▶ **Problem to work on**:
Do not repeat pictures. Repeat exactly the lines of the listing below from its first line through the line with "const yTicks = [0,200,400,600,800,1000,1200,1400];".

━━ Source data ━━

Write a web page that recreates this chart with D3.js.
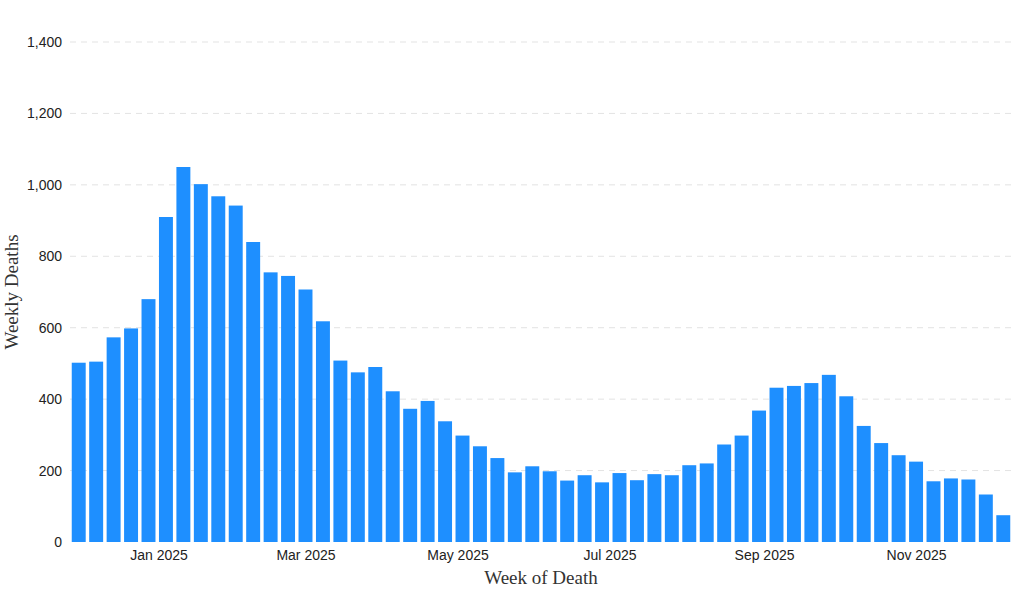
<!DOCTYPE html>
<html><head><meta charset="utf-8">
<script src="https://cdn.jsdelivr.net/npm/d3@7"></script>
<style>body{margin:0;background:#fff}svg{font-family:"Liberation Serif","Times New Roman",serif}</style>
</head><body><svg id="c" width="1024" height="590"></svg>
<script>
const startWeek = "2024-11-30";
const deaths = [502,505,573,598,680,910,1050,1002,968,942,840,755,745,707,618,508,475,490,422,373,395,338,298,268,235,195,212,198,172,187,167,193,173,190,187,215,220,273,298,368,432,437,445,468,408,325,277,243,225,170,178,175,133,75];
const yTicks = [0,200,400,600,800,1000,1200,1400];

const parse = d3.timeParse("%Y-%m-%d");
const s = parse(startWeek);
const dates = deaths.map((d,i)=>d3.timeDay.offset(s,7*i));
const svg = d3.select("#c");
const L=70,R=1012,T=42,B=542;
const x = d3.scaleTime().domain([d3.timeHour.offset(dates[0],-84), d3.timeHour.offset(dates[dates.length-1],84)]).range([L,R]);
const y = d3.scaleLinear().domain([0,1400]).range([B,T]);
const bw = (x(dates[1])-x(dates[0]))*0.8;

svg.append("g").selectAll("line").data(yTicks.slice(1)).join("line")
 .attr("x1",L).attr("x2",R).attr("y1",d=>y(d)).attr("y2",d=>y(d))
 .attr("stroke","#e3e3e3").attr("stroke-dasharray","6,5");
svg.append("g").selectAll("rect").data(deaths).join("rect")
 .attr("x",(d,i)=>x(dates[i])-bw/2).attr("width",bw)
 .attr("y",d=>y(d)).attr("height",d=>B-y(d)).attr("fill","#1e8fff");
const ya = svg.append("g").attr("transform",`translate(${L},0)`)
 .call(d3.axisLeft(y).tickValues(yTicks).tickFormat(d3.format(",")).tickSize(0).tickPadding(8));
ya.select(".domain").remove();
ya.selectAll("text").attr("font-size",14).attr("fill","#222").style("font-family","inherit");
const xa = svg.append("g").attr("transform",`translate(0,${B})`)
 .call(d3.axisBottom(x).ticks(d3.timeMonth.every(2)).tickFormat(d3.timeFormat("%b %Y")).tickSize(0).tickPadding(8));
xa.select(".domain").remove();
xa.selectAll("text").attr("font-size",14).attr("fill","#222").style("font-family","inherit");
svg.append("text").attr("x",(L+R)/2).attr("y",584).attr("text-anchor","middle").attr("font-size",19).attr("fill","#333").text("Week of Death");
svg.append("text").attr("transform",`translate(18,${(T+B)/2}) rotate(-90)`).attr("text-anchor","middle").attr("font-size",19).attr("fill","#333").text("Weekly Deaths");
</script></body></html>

━━━

▶ **Exercise answer**:
Write a web page that recreates this chart with D3.js.
<!DOCTYPE html>
<html><head><meta charset="utf-8">
<script src="https://cdn.jsdelivr.net/npm/d3@7"></script>
<style>body{margin:0;background:#fff}svg{font-family:"Liberation Serif","Times New Roman",serif}</style>
</head><body><svg id="c" width="1024" height="590"></svg>
<script>
const startWeek = "2024-11-30";
const deaths = [502,505,573,598,680,910,1050,1002,968,942,840,755,745,707,618,508,475,490,422,373,395,338,298,268,235,195,212,198,172,187,167,193,173,190,187,215,220,273,298,368,432,437,445,468,408,325,277,243,225,170,178,175,133,75];
const yTicks = [0,200,400,600,800,1000,1200,1400];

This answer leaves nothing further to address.